In statistical hypothesis testing, we consider two types of errors that occur when decisions go wrong.

2.3. Type I Error and Type II Error

Type I Error refers to the error of rejecting the null hypothesis when the null hypothesis is true.

It's also called False Positive (FP), where 'Positive' means the null hypothesis is true, and False means 'wrong.'

Type II Error is False Negative (FN).

It refers to the error of failing to reject the null hypothesis when the null hypothesis is false.

'Negative' means the null hypothesis is false, and False here also means 'wrong.'

Of these two errors, hypothesis testing considers Type I error more important.

Why?

Let's return to the story of 「Evolution Theory」 and 「Intelligent Design Theory」.

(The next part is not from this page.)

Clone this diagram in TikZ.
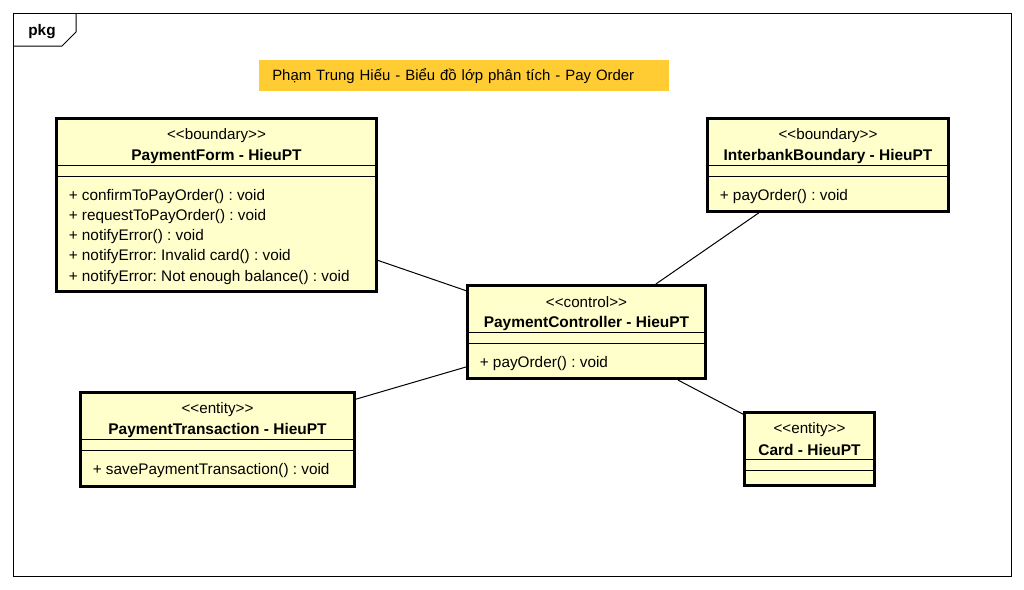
\documentclass[tikz,border=0pt]{standalone}
\usepackage{fontspec}
\setmainfont{Liberation Sans}
\usetikzlibrary{calc}

\definecolor{classfill}{HTML}{FFFFCC}
\definecolor{notefill}{HTML}{FFCC33}

\newcommand{\stereoL}{\mbox{<}\mbox{<}}
\newcommand{\stereoR}{\mbox{>}\mbox{>}}

\tikzset{
  classbox/.style={draw, line width=2.25pt, fill=classfill, inner sep=0pt},
  sepline/.style={line width=0.75pt},
  assoc/.style={line width=0.75pt},
  stereo/.style={font=\fontsize{11.4}{13}\selectfont, inner sep=0pt},
  cname/.style={font=\fontsize{11.6}{13}\selectfont\bfseries, inner sep=0pt},
  member/.style={font=\fontsize{11.5}{13}\selectfont, anchor=west, inner sep=0pt},
}

\begin{document}
\frenchspacing
\begin{tikzpicture}[x=0.75pt, y=-0.75pt]
\useasboundingbox (0,0) rectangle (1024,589);

      % package frame
      \draw[line width=0.75pt] (13,13) rectangle (1011,576);
      \draw[line width=0.75pt] (76,13) -- (76,32) -- (62,46) -- (13,46);
      \node[font=\fontsize{11.5}{13}\selectfont\bfseries, inner sep=0pt] (pkg) at (42,31.5) {pkg};

      % title note
      \node[fill=notefill, anchor=north west, minimum height=23.25pt, inner xsep=9.75pt,
            text width=288pt, align=left, font=\fontsize{11.2}{13}\selectfont] (title) at (259,60)
            {Phạm Trung Hiếu - Biểu đồ lớp phân tích - Pay Order};

      % classes
      \node[classbox, minimum width=240pt, minimum height=129.75pt] (pf) at (216.5,205) {};
      \node[classbox, minimum width=180.75pt, minimum height=69.75pt] (ib) at (828,165) {};
      \node[classbox, minimum width=178.5pt, minimum height=69.75pt] (ctrl) at (586.5,332) {};
      \node[classbox, minimum width=205.5pt, minimum height=70.5pt] (tr) at (217.5,439.5) {};
      \node[classbox, minimum width=97.5pt, minimum height=54.75pt] (card) at (809.5,449) {};

      % compartments
      \foreach \c in {pf,ib,ctrl,tr,card} {
        \draw[sepline] ($(\c.north west)+(0,48.5)$) -- ($(\c.north east)+(0,48.5)$);
        \draw[sepline] ($(\c.north west)+(0,59.5)$) -- ($(\c.north east)+(0,59.5)$);
      }

      \node[stereo] (pf-st) at ($(pf.north)+(0,18.5)$) {\stereoL boundary\stereoR};
      \node[cname] (pf-name) at ($(pf.north)+(0,39.5)$) {PaymentForm - HieuPT};
      \node[member] (pf-m1) at ($(pf.north west)+(13.5,80)$) {+ confirmToPayOrder() : void};
      \node[member] (pf-m2) at ($(pf.north west)+(13.5,100)$) {+ requestToPayOrder() : void};
      \node[member] (pf-m3) at ($(pf.north west)+(13.5,120)$) {+ notifyError() : void};
      \node[member] (pf-m4) at ($(pf.north west)+(13.5,140)$) {+ notifyError: Invalid card() : void};
      \node[member] (pf-m5) at ($(pf.north west)+(13.5,160.5)$) {+ notifyError: Not enough balance() : void};

      \node[stereo] (ib-st) at ($(ib.north)+(0,18.5)$) {\stereoL boundary\stereoR};
      \node[cname] (ib-name) at ($(ib.north)+(0,39)$) {InterbankBoundary - HieuPT};
      \node[member] (ib-m1) at ($(ib.north west)+(13.5,80)$) {+ payOrder() : void};

      \node[stereo] (ctrl-st) at ($(ctrl.north)+(0,18.5)$) {\stereoL control\stereoR};
      \node[cname] (ctrl-name) at ($(ctrl.north)+(0,39)$) {PaymentController - HieuPT};
      \node[member] (ctrl-m1) at ($(ctrl.north west)+(13.5,80)$) {+ payOrder() : void};

      \node[stereo] (tr-st) at ($(tr.north)+(0,18.5)$) {\stereoL entity\stereoR};
      \node[cname] (tr-name) at ($(tr.north)+(0,39)$) {PaymentTransaction - HieuPT};
      \node[member] (tr-m1) at ($(tr.north west)+(13.5,80)$) {+ savePaymentTransaction() : void};

      \node[stereo] (card-st) at ($(card.north)+(0,18.5)$) {\stereoL entity\stereoR};
      \node[cname] (card-name) at ($(card.north)+(0,39)$) {Card - HieuPT};

      % associations
      \draw[assoc] (pf) -- (ctrl);
      \draw[assoc] (ib) -- (ctrl);
      \draw[assoc] (tr) -- (ctrl);
      \draw[assoc] (card) -- (ctrl);
\end{tikzpicture}
\end{document}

I mentioned that 「Evolution Theory」, being the status quo, corresponds to the null hypothesis, and 「Intelligent Design Theory」, being the new hypothesis, is the alternative hypothesis.

When conducting hypothesis testing to determine whether 「Evolution Theory」 or 「Intelligent Design Theory」 is correct, two types of errors can occur.

Let's derive Type I and Type II errors as explained above.

Type I error would be the error of rejecting 「Evolution Theory」 when 「Evolution Theory」 is true.

Type II error would be the error of failing to reject 「Evolution Theory」 when 「Evolution Theory」 is false.

Which error would cause greater social confusion when it occurs?

Type I error results in rejecting 「Evolution Theory」.

This would be a paradigm shift and would have an enormously significant social impact.

Type II error is the event of not rejecting 「Evolution Theory」, meaning we continue to maintain 「Evolution Theory」, which has been accepted as orthodox.

Since this is already a fact that many people know, there would be no social impact.

For this reason, hypothesis testing considers Type I error more significantly, and sets the significance level to control Type I error.